Blas­or­ches­ter rich­ten sich inzwi­schen stark an Pro­gramm­mu­sik aus, die ein plas­ti­sches Klang­ge­mäl­de, eine epi­sche Melo­die an die nächs­te reiht. Das kann einem in die­ser Häu­fung auch zuviel wer­den, doch das Sym­pho­ni­sche Jugend­blas­or­ches­ter Fried­richs­ha­fen zeigt in der Insze­nie­rung die­ser üppi­gen Par­ti­tu­ren ein enor­mes Geschick. Da ist etwa Otto M. Schwarz’ „Mont Blanc“, in der der Erobe­rungs­wil­le der Gip­fel­stür­mer auf die majes­tä­ti­sche Natur und ihre Wid­rig­kei­ten trifft.
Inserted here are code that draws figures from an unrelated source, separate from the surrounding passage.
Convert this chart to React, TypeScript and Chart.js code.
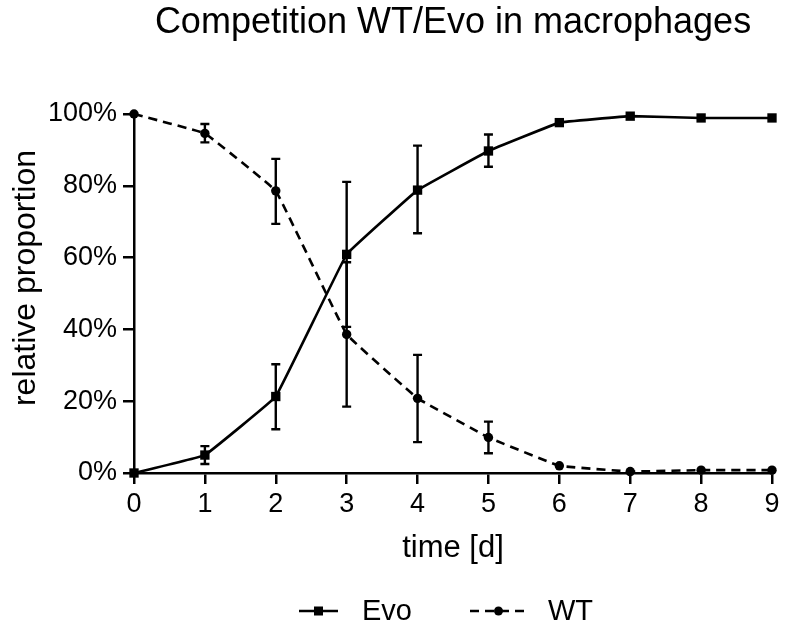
import React, { useEffect, useRef } from "react";
import { Chart, registerables } from "chart.js";

Chart.register(...registerables);

const days = [0, 1, 2, 3, 4, 5, 6, 7, 8, 9];
const evo = [0, 5.0, 21.3, 60.9, 78.8, 89.7, 97.6, 99.4, 98.9, 98.9];
const evoHigh = [null, 7.5, 30.3, 81.1, 91.2, 94.3, null, null, null, null];
const evoLow = [null, 2.5, 12.2, 40.7, 66.8, 85.3, null, null, null, null];
const wt = [100, 94.6, 78.6, 38.6, 20.8, 9.9, 2.0, 0.4, 0.8, 0.8];
const wtHigh = [null, 97.2, 87.5, 58.7, 32.9, 14.3, null, null, null, null];
const wtLow = [null, 92.1, 69.4, 18.5, 8.6, 5.5, null, null, null, null];
const yTicks = [0, 20, 40, 60, 80, 100];

const titleText = "Competition WT/Evo in macrophages";
const xTitle = "time [d]";
const yTitle = "relative proportion";
const legendLabels = ["Evo", "WT"];

const FONT = "'Liberation Sans', Arial, sans-serif";

const errorBarPlugin = {
  id: "errorBars",
  afterDatasetsDraw(chart: any) {
    const ctx = chart.ctx;
    const xs = chart.scales.x;
    const ys = chart.scales.y;
    const sets = [
      { hi: evoHigh, lo: evoLow },
      { hi: wtHigh, lo: wtLow },
    ];
    ctx.save();
    ctx.strokeStyle = "#000";
    ctx.lineWidth = 2.4;
    ctx.setLineDash([]);
    sets.forEach((s) => {
      days.forEach((d, i) => {
        const h = s.hi[i];
        const l = s.lo[i];
        if (h == null || l == null) return;
        const x = xs.getPixelForValue(d);
        const yh = ys.getPixelForValue(h);
        const yl = ys.getPixelForValue(l);
        ctx.beginPath();
        ctx.moveTo(x, yh);
        ctx.lineTo(x, yl);
        ctx.moveTo(x - 4.5, yh);
        ctx.lineTo(x + 4.5, yh);
        ctx.moveTo(x - 4.5, yl);
        ctx.lineTo(x + 4.5, yl);
        ctx.stroke();
      });
    });
    ctx.restore();
  },
};

const decorPlugin = {
  id: "decor",
  afterDraw(chart: any) {
    const ctx = chart.ctx;
    const area = chart.chartArea;
    ctx.save();
    ctx.fillStyle = "#000";
    ctx.strokeStyle = "#000";
    ctx.font = `36px ${FONT}`;
    ctx.textAlign = "center";
    ctx.textBaseline = "alphabetic";
    ctx.fillText(titleText, (area.left + area.right) / 2, 33);

    // y axis title
    ctx.save();
    ctx.translate(26, 278);
    ctx.rotate(-Math.PI / 2);
    ctx.font = `32px ${FONT}`;
    ctx.textAlign = "center";
    ctx.textBaseline = "middle";
    ctx.fillText(yTitle, 0, 0);
    ctx.restore();

    // legend
    const ly = 611;
    ctx.lineWidth = 2.6;
    ctx.setLineDash([]);
    ctx.beginPath();
    ctx.moveTo(299, ly);
    ctx.lineTo(338, ly);
    ctx.stroke();
    ctx.fillRect(318.5 - 4.5, ly - 4.5, 9, 9);
    ctx.font = `29px ${FONT}`;
    ctx.textAlign = "left";
    ctx.textBaseline = "middle";
    ctx.fillText(legendLabels[0], 362, ly + 1);
    ctx.setLineDash([9, 6]);
    ctx.beginPath();
    ctx.moveTo(470, ly);
    ctx.lineTo(527, ly);
    ctx.stroke();
    ctx.setLineDash([]);
    ctx.beginPath();
    ctx.arc(498.5, ly, 4.5, 0, Math.PI * 2);
    ctx.fill();
    ctx.fillText(legendLabels[1], 548, ly + 1);
    ctx.restore();
  },
};

export default function App() {
  const ref = useRef<HTMLCanvasElement>(null);
  useEffect(() => {
    if (!ref.current) return;
    const chart = new Chart(ref.current, {
      type: "line",
      data: {
        datasets: [
          {
            label: legendLabels[0],
            data: days.map((d, i) => ({ x: d, y: evo[i] })),
            borderColor: "#000",
            backgroundColor: "#000",
            borderWidth: 2.6,
            pointStyle: "rect",
            pointRadius: 6.6,
            pointBorderWidth: 0,
            tension: 0.05,
            clip: false,
          },
          {
            label: legendLabels[1],
            data: days.map((d, i) => ({ x: d, y: wt[i] })),
            borderColor: "#000",
            backgroundColor: "#000",
            borderWidth: 2.6,
            borderDash: [9, 6],
            pointStyle: "circle",
            pointRadius: 4.7,
            pointBorderWidth: 0,
            tension: 0.05,
            clip: false,
          },
        ],
      },
      options: {
        animation: false,
        responsive: false,
        devicePixelRatio: 1,
        layout: { padding: { top: 114, right: 13, left: 0, bottom: 0 } },
        plugins: {
          legend: { display: false },
          title: { display: false },
          tooltip: { enabled: false },
        },
        scales: {
          x: {
            type: "linear",
            min: 0,
            max: 9,
            afterFit: (s: any) => {
              s.height = 157;
            },
            afterBuildTicks: (s: any) => {
              s.ticks = days.map((v) => ({ value: v }));
            },
            ticks: {
              color: "#000",
              font: { family: FONT, size: 27 },
              padding: 4,
              maxRotation: 0,
              callback: (v: any) => String(v),
            },
            grid: {
              display: true,
              drawOnChartArea: false,
              drawTicks: true,
              tickLength: 11,
              color: "#000",
              lineWidth: 2.5,
            },
            border: { display: true, color: "#000", width: 2.5 },
            title: {
              display: true,
              text: xTitle,
              color: "#000",
              font: { family: FONT, size: 31 },
              padding: { top: 0, bottom: 63 },
            },
          },
          y: {
            type: "linear",
            min: 0,
            max: 100,
            afterFit: (s: any) => {
              s.width = 134;
            },
            afterBuildTicks: (s: any) => {
              s.ticks = yTicks.map((v) => ({ value: v }));
            },
            ticks: {
              color: "#000",
              font: { family: FONT, size: 27 },
              padding: 6,
              callback: (v: any) => v + "%",
            },
            grid: {
              display: true,
              drawOnChartArea: false,
              drawTicks: true,
              tickLength: 11,
              color: "#000",
              lineWidth: 2.5,
            },
            border: { display: true, color: "#000", width: 2.5 },
          },
        },
      },
      plugins: [errorBarPlugin, decorPlugin],
    });
    return () => chart.destroy();
  }, []);
  return (
    <div style={{ position: "absolute", left: 0, top: 0, width: 785, height: 630, background: "#fff" }}>
      <canvas ref={ref} width={785} height={630} style={{ display: "block", width: 785, height: 630 }} />
    </div>
  );
}
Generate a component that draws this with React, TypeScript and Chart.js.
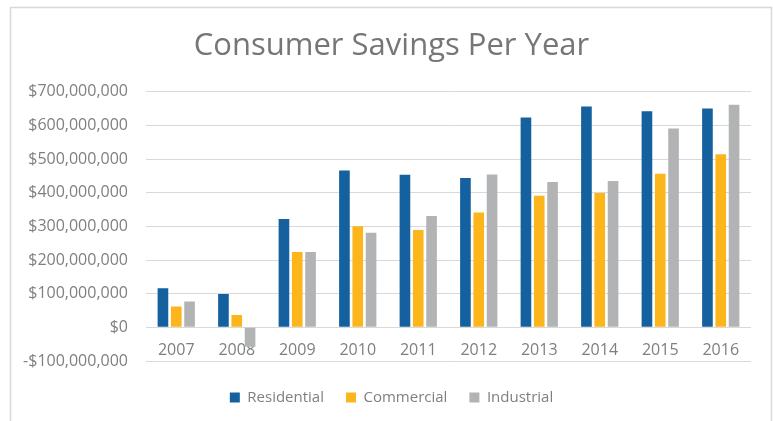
import React, { useEffect, useRef } from "react";
import { Chart, registerables } from "chart.js";

Chart.register(...registerables);

const years = ["2007", "2008", "2009", "2010", "2011", "2012", "2013", "2014", "2015", "2016"];
const residential = [116e6, 99e6, 322e6, 466e6, 453e6, 444e6, 623e6, 656e6, 642e6, 650e6];
const commercial = [62e6, 37e6, 224e6, 300e6, 289e6, 341e6, 391e6, 399e6, 456e6, 514e6];
const industrial = [77e6, -58e6, 224e6, 281e6, 331e6, 454e6, 432e6, 435e6, 591e6, 661e6];

const seriesNames = ["Residential", "Commercial", "Industrial"];
const seriesColors = ["#15609f", "#fcb51a", "#b2b3b5"];

const yMin = -100e6;
const yMax = 700e6;
const yStep = 100e6;

const FONT = "'Open Sans', sans-serif";
const TEXT = "#7f7f7f";
const GRID = "#d9d9d9";

function fmt(v: number): string {
  const abs = Math.abs(v).toLocaleString("en-US");
  return (v < 0 ? "-$" : "$") + abs;
}

const framePlugin = {
  id: "frame",
  beforeDraw(chart: any) {
    const ctx = chart.ctx;
    ctx.save();
    ctx.fillStyle = "#ffffff";
    ctx.fillRect(0, 0, chart.width, chart.height);
    ctx.strokeStyle = GRID;
    ctx.lineWidth = 1.5;
    ctx.beginPath();
    ctx.moveTo(10.5, chart.height + 5);
    ctx.lineTo(10.5, 7.5);
    ctx.lineTo(771.5, 7.5);
    ctx.lineTo(771.5, chart.height + 5);
    ctx.stroke();
    ctx.restore();
  },
};

export default function App() {
  const ref = useRef<HTMLCanvasElement | null>(null);

  useEffect(() => {
    if (!ref.current) return;
    const data = [residential, commercial, industrial];
    const chart = new Chart(ref.current, {
      type: "bar",
      data: {
        labels: years,
        datasets: seriesNames.map((name, i) => ({
          label: name,
          data: data[i],
          backgroundColor: seriesColors[i],
          borderWidth: 0,
          barPercentage: 0.8,
          categoryPercentage: 0.66,
        })),
      },
      options: {
        responsive: false,
        animation: false,
        layout: { padding: { left: 10, right: 0, top: 0, bottom: 6 } },
        plugins: {
          tooltip: { enabled: false },
          title: {
            display: true,
            text: "Consumer Savings Per Year",
            color: "#767676",
            font: { family: FONT, size: 31, weight: "normal", lineHeight: 1.2 },
            padding: { top: 28, bottom: 26.5 },
          },
          legend: {
            position: "bottom",
            title: { display: true, text: "", font: { size: 7, lineHeight: 1 }, padding: 0 },
            labels: {
              color: TEXT,
              font: { family: FONT, size: 15 },
              boxWidth: 10,
              boxHeight: 10,
              padding: 22,
            },
          },
        },
        scales: {
          x: {
            axis: "x",
            position: { y: 0 } as any,
            grid: { display: false, drawTicks: false },
            border: { display: false },
            ticks: { color: TEXT, font: { family: FONT, size: 16 }, padding: 13, maxRotation: 0 },
          },
          y: {
            min: yMin,
            max: yMax,
            grid: { color: GRID, lineWidth: 1, drawTicks: false },
            border: { display: false },
            ticks: {
              stepSize: yStep,
              color: TEXT,
              font: { family: FONT, size: 16 },
              padding: 18,
              callback: (v: any) => fmt(Number(v)),
            },
            afterFit: (s: any) => {
              s.width = 136;
            },
          },
          gapRight: {
            type: "linear",
            position: "right",
            display: true,
            grid: { display: false, drawTicks: false },
            border: { display: false },
            ticks: { display: false },
            afterFit: (s: any) => {
              s.width = 22;
            },
          },
        },
      },
      plugins: [framePlugin],
    });
    return () => chart.destroy();
  }, []);

  return (
    <div style={{ position: "absolute", left: 0, top: 0, width: 773, height: 421 }}>
      <canvas ref={ref} width={773} height={421} style={{ display: "block" }} />
    </div>
  );
}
Aus der Kon­fron­ta­ti­on ent­steht ein Hero­is­mus, der einem „Star Wars“-Soundtrack kaum nach­steht und erfreu­li­cher­wei­se umso stär­ker auf­ge­hellt wird: durch gespitz­te Musi­ker­lip­pen, die hei­te­res Vogel­ge­zwit­scher nach­ah­men, ehe sich das Orches­ter so inten­siv heu­len­den Blech-Unwet­tern hin­gibt, dass man instink­tiv den Kopf ein­zieht. Aber auch das Med­ley aus dem Jim-Stein­man-Musi­cal „Tanz der Vam­pi­re“ ist eine Wucht. Stein­man hat in sei­nen Musi­cal-Erfolg sei­ne eige­nen 80er-Jah­re-Erfol­ge zweit­ver­wer­tet, dar­un­ter „Total eclip­se of the heart“, geschrie­ben für Bon­nie Tyler – eine Meis­ter­leis­tung des Bom­bast­rocks, der die Fried­richs­ha­fe­ner in der Instru­men­tal­fas­sung mehr als gerecht wer­den in einer fei­nen Glie­de­rung der Blä­ser­grup­pen, die sich nie zur Klang­wal­ze ver­selb­stän­di­gen.

Den größ­ten Trumpf hebt sich Alain Woz­ni­aks Trup­pe aber bis zum offi­zi­el­len Ende auf: den geschmei­di­gen Dis­ko-Klas­si­ker „Soul train“, der sich mit quer durchs Orches­ter gehen­den Impro­vi­sa­tio­nen zur Jazz­ses­si­on ent­wi­ckelt. Eine Frei­heit des Spiels, die nur funk­tio­niert, wenn die Che­mie in den Rei­hen stimmt.